Intel is reportedly preparing ATX12VO V3, a new PC power-delivery standard that reduces connector sizes, adds PMBus monitoring, and improves idle efficiency. The revised design removes the standby rail, introduces low-power and high-power modes, and could cut connector size by up to 83% versus the 24-pin connector while lowering motherboard space and material costs. The news is incremental and mostly relevant to OEM desktop systems rather than the broader retail PC market.
This is less a consumer-PC breakthrough than a manufacturing-architecture optimization story, and that matters for who captures value. The first beneficiaries are OEM desktop builders and board vendors with high volume, low SKU complexity, because any connector/rail simplification lowers BOM cost, assembly time, and failure points; that plays directly into DELL’s enterprise and commercial channel mix. For INTC, the strategic value is leverage over the platform stack: a standard that reduces idle power and adds telemetry strengthens its control of the PC reference design, which can become a quiet margin defender in an otherwise commoditized market.
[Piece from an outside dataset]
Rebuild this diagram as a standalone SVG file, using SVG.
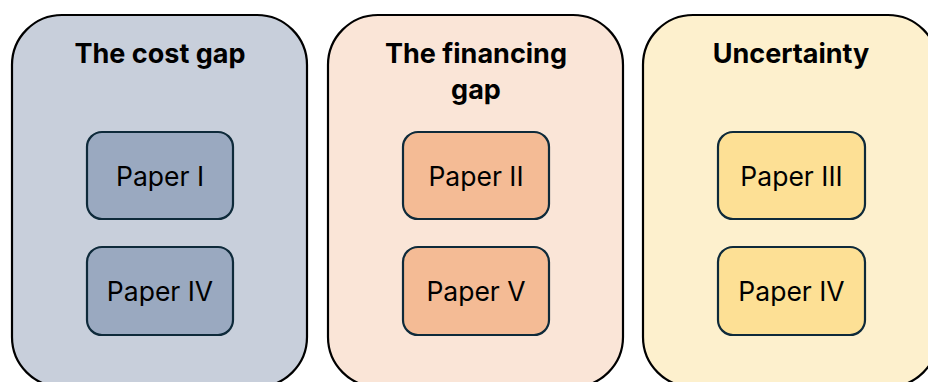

The bigger second-order effect is competitive displacement within the component ecosystem. If this standard gains traction in OEMs, it favors PSU/board suppliers that can industrialize PMBus, power telemetry, and smaller connectors quickly, while pressuring legacy ATX accessory makers whose catalogues depend on broad retail compatibility. The real adoption bottleneck is not technical but ecosystem friction: any standard that requires motherboard-side regulation and non-backward-compatible cabling tends to win in captive OEM channels first, then stalls in DIY—so the monetization window is likely 12-24 months, not a single product-cycle headline.
The contrarian angle is that the market may underappreciate how much this is about idle power and system manageability, not peak wattage. If the telemetry actually enables dynamic throttling before brownouts, it reduces support costs and warranty noise, which is more economically relevant for enterprise fleets than the headline connector shrink. The risk is that the standard remains conceptually elegant but commercially irrelevant outside locked-down OEM designs; if retail builders reject it again, the stock impact fades into a niche spec update rather than a platform re-rating.